Algebra and Analysis: the twin pillars of mathematics
Most of the mathematical sciences can be categorized as either algebraic or analytic. The algebraic sciences are those that concern themselves with the results arising from the structure of certain spaces. For instance, linear algebra is the study of results arising from the structure of vector spaces. That is, we take a collection of objects that have operations defined on them— in the case of linear algebra, addition and multiplication by scalars— and pull out all the meaning we can find, in all the generality we can manage. The beauty of algebra is that the results apply to any system with the given structure, so a lot of results translate to very different spaces. For instance, if you have any inner-product space ( a vector space with an inner-product defined on it: a generalization of a dot product, which makes it possible to define angles between the vectors, and hence geometricize the space), then you know that there is an orthonormal basis for that space. Since the space of continuous functions is a vector space, this tells us that we can find a set of continuous functions such that every other continuous function is expressible as a sum of these functions. In addition to linear
algebra, algebra gives us concepts like rings and fields, useful generalizations of number systems. The modern approach to algebra is to specify a space in terms of what axioms it must satisfy, and then develop every
result as a logical conclusion of those axioms. The trick and the art to this is anticipating or deducing what combinations of axioms are useful.
Because of its abstracted nature, algebra’s roots reach deep into nearly every advanced mathematical discipline, and it even has some direct practical applications. Especially interesting in the latter camp is the Risch algorithm, which determines whether an indefinite integral is expressible in terms of elementary functions and if so returns the primitive; it relies heavily on algebraic tools: differential fields, extensions fields, etc. Algebra is intrinsically interesting because of the beauty of its abstract deductions ( somewhat similar to how a programming language specification is beautiful because you can see the depth of thinking put into it, and the precision with which it is worded), but its proliferation of definitions and axioms can seem
sterile unless you simultaneously see applications of them, or follow the historical development of those concepts so you can see the motivations behind them. The only interesting tidbit I have left on algebra— in fact, the reason why I came to have any interest in algebra at all— is the fact that it is the backbone of every CAS (Computer Algebra System, like Mathematica, Maple, Axiom, etc.), especially in the form of the Risch algorithm and the techniques used to solve systems of equations. It is interesting to note that Axiom is constructed to mirror the structures studied in algebra; by maintaining this high-level information, it makes it possible to write algorithms (for calculating GCDS, etc.) that will work for any such space without modification.
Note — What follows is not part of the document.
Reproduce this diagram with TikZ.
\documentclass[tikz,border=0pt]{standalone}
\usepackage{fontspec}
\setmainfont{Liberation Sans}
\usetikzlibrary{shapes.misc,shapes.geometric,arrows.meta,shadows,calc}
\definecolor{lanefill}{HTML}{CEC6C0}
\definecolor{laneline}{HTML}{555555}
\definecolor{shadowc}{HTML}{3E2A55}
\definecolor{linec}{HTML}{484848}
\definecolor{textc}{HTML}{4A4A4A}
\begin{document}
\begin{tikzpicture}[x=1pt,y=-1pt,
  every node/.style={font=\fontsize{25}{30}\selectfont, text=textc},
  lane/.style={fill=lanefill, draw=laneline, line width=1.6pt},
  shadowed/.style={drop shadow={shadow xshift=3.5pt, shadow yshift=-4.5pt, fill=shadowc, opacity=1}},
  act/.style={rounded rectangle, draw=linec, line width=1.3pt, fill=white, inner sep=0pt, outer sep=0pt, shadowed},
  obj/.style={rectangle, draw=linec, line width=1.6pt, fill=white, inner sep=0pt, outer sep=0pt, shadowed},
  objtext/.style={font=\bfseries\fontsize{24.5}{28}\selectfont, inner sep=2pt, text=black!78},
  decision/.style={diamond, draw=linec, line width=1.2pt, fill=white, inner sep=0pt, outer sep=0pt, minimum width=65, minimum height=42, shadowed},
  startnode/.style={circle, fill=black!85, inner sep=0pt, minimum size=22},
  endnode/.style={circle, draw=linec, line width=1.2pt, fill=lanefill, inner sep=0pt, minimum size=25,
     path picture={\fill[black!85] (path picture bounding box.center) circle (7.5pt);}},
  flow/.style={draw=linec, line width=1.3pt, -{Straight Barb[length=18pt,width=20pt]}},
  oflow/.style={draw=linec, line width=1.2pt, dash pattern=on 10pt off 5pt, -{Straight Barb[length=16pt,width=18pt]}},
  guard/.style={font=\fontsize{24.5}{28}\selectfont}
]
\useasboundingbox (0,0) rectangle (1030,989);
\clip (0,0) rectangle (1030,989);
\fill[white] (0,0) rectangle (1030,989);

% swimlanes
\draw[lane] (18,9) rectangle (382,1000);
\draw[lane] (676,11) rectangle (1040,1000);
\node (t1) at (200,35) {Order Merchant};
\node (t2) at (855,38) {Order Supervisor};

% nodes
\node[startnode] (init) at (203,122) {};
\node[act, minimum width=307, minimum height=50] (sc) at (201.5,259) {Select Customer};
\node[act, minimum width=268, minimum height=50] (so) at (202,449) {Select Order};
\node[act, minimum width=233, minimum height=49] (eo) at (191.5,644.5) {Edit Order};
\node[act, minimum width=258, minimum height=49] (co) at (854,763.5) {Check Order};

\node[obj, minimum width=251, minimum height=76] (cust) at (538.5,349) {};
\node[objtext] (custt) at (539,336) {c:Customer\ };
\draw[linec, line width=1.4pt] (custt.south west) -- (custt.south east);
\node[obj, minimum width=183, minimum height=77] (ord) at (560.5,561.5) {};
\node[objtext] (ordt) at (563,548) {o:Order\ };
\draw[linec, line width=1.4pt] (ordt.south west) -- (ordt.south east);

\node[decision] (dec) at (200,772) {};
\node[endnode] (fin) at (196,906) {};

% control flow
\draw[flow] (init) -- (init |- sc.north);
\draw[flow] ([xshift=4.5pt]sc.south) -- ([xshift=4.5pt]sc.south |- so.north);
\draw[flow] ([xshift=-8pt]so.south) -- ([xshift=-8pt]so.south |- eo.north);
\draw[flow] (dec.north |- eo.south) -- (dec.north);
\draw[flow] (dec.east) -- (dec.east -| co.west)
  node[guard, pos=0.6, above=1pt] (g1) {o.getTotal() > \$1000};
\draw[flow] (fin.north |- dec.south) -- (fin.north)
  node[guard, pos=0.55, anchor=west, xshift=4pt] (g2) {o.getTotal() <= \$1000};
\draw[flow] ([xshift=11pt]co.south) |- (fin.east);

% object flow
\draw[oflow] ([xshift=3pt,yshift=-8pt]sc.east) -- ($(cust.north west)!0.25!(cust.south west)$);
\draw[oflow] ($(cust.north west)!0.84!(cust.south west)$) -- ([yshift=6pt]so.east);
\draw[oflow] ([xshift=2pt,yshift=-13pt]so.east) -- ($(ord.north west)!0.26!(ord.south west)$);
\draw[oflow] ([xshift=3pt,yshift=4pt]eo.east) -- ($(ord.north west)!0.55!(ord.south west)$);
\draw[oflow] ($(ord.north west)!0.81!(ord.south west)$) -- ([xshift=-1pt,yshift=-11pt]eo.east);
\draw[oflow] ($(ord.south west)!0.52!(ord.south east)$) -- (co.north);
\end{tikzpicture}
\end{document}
Analytic sciences are those that concern themselves specifically with a particular type of algebraic structure: complete fields. More intuitively, analytic sciences study spaces in which sequences can be said to converge, or equivalently every set has a least upper and greatest lower bound; such spaces are also known as Archimedean fields. The most common, and most used complete fields are simply the real numbers and the complex numbers. The rationals are an example of a space which does not have the Archimedean property: if you let S = {x in Q | x^2 <= 2}, then clearly S does not have a least upper bound, because you can find a rational number arbitrarily close to sqrt{2}.
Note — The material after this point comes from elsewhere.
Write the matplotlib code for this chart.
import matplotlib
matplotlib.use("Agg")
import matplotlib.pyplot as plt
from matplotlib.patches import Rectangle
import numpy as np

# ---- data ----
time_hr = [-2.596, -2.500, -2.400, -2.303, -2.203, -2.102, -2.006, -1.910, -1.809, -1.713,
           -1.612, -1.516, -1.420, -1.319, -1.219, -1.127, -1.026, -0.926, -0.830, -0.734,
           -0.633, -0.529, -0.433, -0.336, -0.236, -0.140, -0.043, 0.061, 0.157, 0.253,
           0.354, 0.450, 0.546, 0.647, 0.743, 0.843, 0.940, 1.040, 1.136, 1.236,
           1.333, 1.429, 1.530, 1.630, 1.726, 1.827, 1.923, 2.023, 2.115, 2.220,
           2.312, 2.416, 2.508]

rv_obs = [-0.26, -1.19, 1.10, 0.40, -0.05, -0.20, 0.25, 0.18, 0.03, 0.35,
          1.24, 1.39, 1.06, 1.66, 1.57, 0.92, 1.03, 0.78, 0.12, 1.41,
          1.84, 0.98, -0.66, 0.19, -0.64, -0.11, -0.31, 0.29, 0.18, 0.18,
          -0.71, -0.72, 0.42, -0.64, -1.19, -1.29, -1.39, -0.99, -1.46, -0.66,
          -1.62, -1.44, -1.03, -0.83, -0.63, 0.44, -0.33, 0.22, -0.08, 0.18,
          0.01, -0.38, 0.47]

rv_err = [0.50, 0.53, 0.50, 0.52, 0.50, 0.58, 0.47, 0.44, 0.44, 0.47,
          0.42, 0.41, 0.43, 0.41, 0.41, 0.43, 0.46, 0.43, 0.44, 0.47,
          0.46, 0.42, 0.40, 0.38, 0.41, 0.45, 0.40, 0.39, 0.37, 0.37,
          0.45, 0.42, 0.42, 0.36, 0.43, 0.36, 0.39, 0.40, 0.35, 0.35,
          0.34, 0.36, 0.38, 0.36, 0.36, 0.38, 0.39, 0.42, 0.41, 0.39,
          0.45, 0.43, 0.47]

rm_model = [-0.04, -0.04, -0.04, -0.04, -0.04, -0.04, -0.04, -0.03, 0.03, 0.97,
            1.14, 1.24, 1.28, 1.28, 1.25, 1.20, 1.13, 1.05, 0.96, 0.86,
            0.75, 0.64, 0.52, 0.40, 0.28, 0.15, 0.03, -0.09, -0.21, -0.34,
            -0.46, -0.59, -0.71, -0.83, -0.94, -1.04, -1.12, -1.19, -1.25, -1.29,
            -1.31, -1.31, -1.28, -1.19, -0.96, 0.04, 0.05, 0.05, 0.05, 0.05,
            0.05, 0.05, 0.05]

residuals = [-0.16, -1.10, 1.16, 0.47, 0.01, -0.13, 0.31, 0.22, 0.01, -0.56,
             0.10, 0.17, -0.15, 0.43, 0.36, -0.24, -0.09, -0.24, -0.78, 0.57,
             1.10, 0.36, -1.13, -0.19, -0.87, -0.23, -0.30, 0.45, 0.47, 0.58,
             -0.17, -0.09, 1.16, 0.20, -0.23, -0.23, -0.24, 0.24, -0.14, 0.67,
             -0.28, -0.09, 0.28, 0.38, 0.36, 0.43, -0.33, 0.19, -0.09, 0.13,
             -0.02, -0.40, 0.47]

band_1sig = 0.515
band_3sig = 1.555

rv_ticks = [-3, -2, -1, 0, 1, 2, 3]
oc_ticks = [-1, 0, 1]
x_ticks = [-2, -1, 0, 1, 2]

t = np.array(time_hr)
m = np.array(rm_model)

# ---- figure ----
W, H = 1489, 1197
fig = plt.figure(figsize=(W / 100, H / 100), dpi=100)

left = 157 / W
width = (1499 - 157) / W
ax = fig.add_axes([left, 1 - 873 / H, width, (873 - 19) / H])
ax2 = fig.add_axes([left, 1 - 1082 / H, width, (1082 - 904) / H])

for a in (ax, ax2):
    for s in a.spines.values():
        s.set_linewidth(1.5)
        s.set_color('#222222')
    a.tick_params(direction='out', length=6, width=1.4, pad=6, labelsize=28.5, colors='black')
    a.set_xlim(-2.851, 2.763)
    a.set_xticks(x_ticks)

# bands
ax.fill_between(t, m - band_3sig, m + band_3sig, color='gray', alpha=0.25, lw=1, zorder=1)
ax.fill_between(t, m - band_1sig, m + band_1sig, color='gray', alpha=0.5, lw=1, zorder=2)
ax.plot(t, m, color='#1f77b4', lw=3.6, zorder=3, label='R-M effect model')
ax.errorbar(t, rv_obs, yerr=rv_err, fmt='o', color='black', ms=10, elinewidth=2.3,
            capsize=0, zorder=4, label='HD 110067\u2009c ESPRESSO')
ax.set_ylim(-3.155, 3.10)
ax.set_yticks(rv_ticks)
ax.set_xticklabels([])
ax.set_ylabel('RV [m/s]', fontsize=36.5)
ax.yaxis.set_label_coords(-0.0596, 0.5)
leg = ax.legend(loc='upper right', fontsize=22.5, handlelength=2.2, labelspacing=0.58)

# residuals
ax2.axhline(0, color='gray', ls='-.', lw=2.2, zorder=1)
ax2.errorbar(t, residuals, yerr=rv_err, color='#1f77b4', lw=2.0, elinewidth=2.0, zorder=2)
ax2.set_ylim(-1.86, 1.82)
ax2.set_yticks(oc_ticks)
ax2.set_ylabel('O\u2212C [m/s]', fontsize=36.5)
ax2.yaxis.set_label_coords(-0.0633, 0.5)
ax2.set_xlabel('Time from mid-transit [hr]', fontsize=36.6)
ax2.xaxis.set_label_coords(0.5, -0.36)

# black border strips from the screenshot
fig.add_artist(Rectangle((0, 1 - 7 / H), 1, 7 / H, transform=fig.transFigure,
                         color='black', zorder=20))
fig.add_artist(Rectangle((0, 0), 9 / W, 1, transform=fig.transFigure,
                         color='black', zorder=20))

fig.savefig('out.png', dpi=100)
It is from the Archimedean property that we get all the goodies that make analysis such a useful, powerful, and intuitive tool: continuity, the intermediate value theorem, the fundamental theorem of calculus... all of these follow from the Archimedean property. Informally, I think of analysis as dealing with smooth spaces, and as such, I find it much more compatible with physical intuition than algebra, in general.
Analysis is typically divided into Real and Complex Analysis: real analysis deals exclusively with analysis on the real number line, while complex analysis deals with analysis in the complex plane. Of course, all the results of real analysis are results in complex analysis, but not vice versa. I've not studied enough of complex analysis to see why the distinction is made: why there are real analysists, and complex analysists. Maybe one reason for the distinction lies in the fact that the complex plane is a unique mathematical entity: it is the algebraic completion of the real numbers. Simply speaking, every polynomial with real (or for that matter, complex) coefficients has a root in the complex plane. In fact, this is the historical justification for the introduction of
imaginary numbers: they made possible the formal solution of polynomials. This makes the complex plane a natural and powerful domain for the study of polynomials. As another possible reason for the distinction, perhaps a stronger one, is there is a phenomenon encountered in the complex plane that has no analog on the real line: analyticity. Analyticity is a strange property that differentiable functions possess in the complex plane: while it is possible to have a differentiable real function whose derivative is not differentiable (e.g. the integral of the absolute value function), if a function is differentiable in the complex plane, automagically derivatives of all orders exist for that function. Furthermore, in some neighborhood of the function, the function is identical with its Taylor series; this is profound because it is possible to construct a real function that is differentiable of all orders at a given point, yet in no neighborhood of that point is the function equal to its Taylor series. Analyticity, also known as holomorphicity, is a powerful and useful tool both in mathematics and engineering and physics. One more strange property of holomorphic functions: they are as delicate as
soap bubbles. If you perturb the function at a single point, it loses it's analyticity; therefore an analytic function can be defined solely by it's values on a sequence with a limit point lieing in the domain of definition of
the function. Hadamard, a famous mathematician, once said "The shortest path between two truths in the real domain passes through the complex domain"; this has held true in my brief experience: for instance, instead of the cumbersome trigonometric Fourier series, most modern expositions deal almost exclusively with complex exponential Fourier series which are a lot more palatable (more on Fourier series later). Complex analysis provides a powerful toolkit for handling a whole array of physically motivated problems: consider the use of the complex exponential (of course, a holomorphic function; in fact, an entire function, one that is holomorphic on the entire complex plane, a rare beauty) in phasors and the solution to differential
equations in physics.
Of course, there are branches of mathematics that don't fall neatly into the realms of algebra or analysis: while calculus is clearly in the analysis camp, the study of differentiable manifolds (very important!, more later) demands knowledge of both, and (classical) number theory is not usually regarded as an algebraic
theory. Really, in modern math, algebra and analysis are very comfortable bedmates.